[798]. И, подобно ему, потом она все же сдается, вняв хитроумному монологу, произнесенному (опять в саду) искусителем. Искусителем же этим, как выясняется в развязке романа, был не кто иной, как сам дьявол. Вот как, например, он убеждает свою жертву:
Неужто совесть Виктории покорна исповеднику? Откуда же тогда эта неожиданная робость? И где же хваленое превосходство человека, если он вечно должен поступаться своим счастьем из‐за жалких понятий, навязанных книжниками, или из‐за напыщенных определений праведного и неправедного? Выходит, рассуждающий ум дан ему лишь для того, чтобы мучить его и идти войной против его же счастья. Но какую же еще причину нужно привести, почему другому позволено вставать между ними и его мечтами, затмевая их своим безнадежным мраком?[799]
Зофлойя заявляет, что восхищен «несгибаемым духом» Виктории; еще бы, ведь этим она походит на него самого — ангела, чей грех — гордыня[800]. Но мало того, что в ней сидит сатанический дух; ее портрет все заметнее наделяется мужскими качествами. И эта мужественность делает ее абсолютно непривлекательной в глазах Энрикеса: его ужасают «ее волевые благородные черты, полная достоинства осанка, ее повелительный тон — ее смелость и бесчувствие»[801]. Он отдает предпочтение юной и кроткой сироте по имени Лилла. И тогда сама Виктория сетует на свою наружность: «О если бы моя нескладность превратилась в ее изящество и нежность, и эти мои смелые мужественные черты обрели сходство с ее детским личиком!»[802] Но Зофлойя возражает: «Не называй свою привлекательную наружность нескладной, не поноси свои благородные и властные черты недостойными словами»[803]. И продолжает восхвалять ее: «О благородная неустрашимая Виктория!
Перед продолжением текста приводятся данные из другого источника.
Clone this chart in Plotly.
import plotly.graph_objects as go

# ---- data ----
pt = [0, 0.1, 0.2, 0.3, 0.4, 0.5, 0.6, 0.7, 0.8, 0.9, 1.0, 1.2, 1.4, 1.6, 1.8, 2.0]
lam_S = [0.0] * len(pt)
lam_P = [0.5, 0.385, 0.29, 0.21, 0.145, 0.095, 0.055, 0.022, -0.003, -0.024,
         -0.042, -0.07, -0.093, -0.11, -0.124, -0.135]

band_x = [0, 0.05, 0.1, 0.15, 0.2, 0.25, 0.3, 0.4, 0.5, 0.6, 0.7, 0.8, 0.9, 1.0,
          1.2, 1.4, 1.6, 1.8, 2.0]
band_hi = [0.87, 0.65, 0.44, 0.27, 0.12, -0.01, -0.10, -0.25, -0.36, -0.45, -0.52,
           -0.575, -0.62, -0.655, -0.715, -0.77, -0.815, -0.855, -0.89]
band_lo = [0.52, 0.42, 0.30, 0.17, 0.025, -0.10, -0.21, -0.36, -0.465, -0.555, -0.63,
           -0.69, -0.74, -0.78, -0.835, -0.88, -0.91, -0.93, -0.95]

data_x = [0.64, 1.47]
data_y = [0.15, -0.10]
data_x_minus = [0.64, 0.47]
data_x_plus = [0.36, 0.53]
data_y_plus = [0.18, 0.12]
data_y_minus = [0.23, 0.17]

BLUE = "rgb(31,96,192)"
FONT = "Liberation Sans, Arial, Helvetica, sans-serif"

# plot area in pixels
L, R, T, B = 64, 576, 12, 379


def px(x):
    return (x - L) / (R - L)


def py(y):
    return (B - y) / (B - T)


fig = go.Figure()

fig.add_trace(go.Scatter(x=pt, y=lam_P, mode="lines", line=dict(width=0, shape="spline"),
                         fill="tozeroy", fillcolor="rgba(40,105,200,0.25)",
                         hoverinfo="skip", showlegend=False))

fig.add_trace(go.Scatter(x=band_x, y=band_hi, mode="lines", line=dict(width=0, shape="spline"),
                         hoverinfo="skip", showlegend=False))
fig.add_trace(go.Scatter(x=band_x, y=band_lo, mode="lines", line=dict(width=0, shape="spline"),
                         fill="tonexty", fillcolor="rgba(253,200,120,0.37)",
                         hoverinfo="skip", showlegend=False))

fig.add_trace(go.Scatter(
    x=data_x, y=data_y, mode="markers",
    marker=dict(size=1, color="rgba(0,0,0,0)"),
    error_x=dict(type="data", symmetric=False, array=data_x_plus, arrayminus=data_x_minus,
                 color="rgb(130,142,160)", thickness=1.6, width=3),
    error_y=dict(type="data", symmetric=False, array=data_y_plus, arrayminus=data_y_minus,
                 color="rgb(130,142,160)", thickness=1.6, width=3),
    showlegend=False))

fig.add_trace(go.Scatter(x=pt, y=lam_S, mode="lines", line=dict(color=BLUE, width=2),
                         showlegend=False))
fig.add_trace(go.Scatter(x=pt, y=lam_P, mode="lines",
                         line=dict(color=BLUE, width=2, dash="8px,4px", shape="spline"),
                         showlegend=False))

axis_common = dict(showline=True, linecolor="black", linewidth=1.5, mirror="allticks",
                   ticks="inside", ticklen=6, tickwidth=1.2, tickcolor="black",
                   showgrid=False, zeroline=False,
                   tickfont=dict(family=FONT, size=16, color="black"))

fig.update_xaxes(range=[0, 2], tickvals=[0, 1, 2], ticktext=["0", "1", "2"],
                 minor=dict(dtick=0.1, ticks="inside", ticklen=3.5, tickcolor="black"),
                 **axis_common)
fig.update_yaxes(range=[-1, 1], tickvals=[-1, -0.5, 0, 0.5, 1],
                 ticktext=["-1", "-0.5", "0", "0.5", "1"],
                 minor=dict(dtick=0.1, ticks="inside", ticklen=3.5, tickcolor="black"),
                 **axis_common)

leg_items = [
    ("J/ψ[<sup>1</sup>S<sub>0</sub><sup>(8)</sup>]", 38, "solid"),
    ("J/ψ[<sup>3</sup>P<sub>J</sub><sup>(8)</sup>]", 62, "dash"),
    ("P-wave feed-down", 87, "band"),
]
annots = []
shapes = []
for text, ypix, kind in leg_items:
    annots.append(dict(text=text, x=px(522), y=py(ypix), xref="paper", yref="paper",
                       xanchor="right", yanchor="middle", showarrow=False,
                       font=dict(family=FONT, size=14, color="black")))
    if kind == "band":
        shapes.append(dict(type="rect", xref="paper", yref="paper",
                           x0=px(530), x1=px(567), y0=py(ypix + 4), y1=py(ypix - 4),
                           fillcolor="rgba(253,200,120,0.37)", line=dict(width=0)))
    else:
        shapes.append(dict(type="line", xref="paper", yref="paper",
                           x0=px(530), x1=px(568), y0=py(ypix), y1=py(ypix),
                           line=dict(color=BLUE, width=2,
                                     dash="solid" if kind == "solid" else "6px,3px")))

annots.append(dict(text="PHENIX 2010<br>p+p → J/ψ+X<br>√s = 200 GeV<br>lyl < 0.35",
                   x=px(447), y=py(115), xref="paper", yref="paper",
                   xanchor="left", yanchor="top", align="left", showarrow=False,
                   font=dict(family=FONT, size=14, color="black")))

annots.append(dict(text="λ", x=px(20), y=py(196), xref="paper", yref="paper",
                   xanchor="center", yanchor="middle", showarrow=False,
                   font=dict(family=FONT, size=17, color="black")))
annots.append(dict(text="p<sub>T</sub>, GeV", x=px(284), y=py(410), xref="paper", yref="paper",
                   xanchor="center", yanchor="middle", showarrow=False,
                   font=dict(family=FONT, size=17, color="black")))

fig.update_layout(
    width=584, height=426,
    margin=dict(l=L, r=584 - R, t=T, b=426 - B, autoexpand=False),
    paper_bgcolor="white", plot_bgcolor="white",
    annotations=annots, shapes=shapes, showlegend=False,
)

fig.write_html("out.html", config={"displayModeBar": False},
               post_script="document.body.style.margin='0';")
Запомни мои слова, ведь я истинно люблю тебя и горжусь твоим твердым, неустрашимым духом!»[804] Итак, Зофлойя-Сатана восхищается независимой женщиной, а потому женская независимость и сила изображаются как демонические — в самом буквальном смысле — качества.
В припадке ревности Виктория закалывает Лиллу, и эта сцена, по словам Джеймса А. Данна, «тесно связана с символическим намерением сокрушить ложный идеал женственности»[805]. Открыв же Виктории свою истинную природу, Сатана восторженно говорит ей: «Мало кто заходит по тревожным путям греха так далеко, как отважилась зайти ты», и ее ожидает награда — гибель от рук самого Сатаны (что перекликается с участью Амбросио в «Монахе»)[806]. Тут дьявол злорадно восклицает: «Гляди же на меня, каков я! — я более не тот, кем представлялся, я — заклятый враг всего тварного мира, и люди зовут меня САТАНОЙ! …Так мое торжество над тобой стало полным, и ты разом предана и проклята!»[807] И с этими словами Зофлойя сталкивает Викторию в пропасть. Завершается же роман, по канонам жанра, моралью, которая подтверждает существование страшного духа зла:
Читатель, не сочти этот роман просто за выдумку. Смертные не в силах всегда держать в крепкой узде свои страсти и слабости. Порок приближается постепенно и неприметно, и Лукавый всегда поджидает удобного случая схватить оступившегося человека, он упивается его гибелью! В том, что его козни удаются, мы не смеем усомниться, ибо как иначе объяснить все те ужасные и противные природе преступления, которые порой совершают люди, впавшие в соблазн? Или следует предположить, что любовь ко злу рождается внутри нас (что было бы оскорбительно для Божества), или следует приписать ее наущениям адских сил (что представляется более разумным)[808].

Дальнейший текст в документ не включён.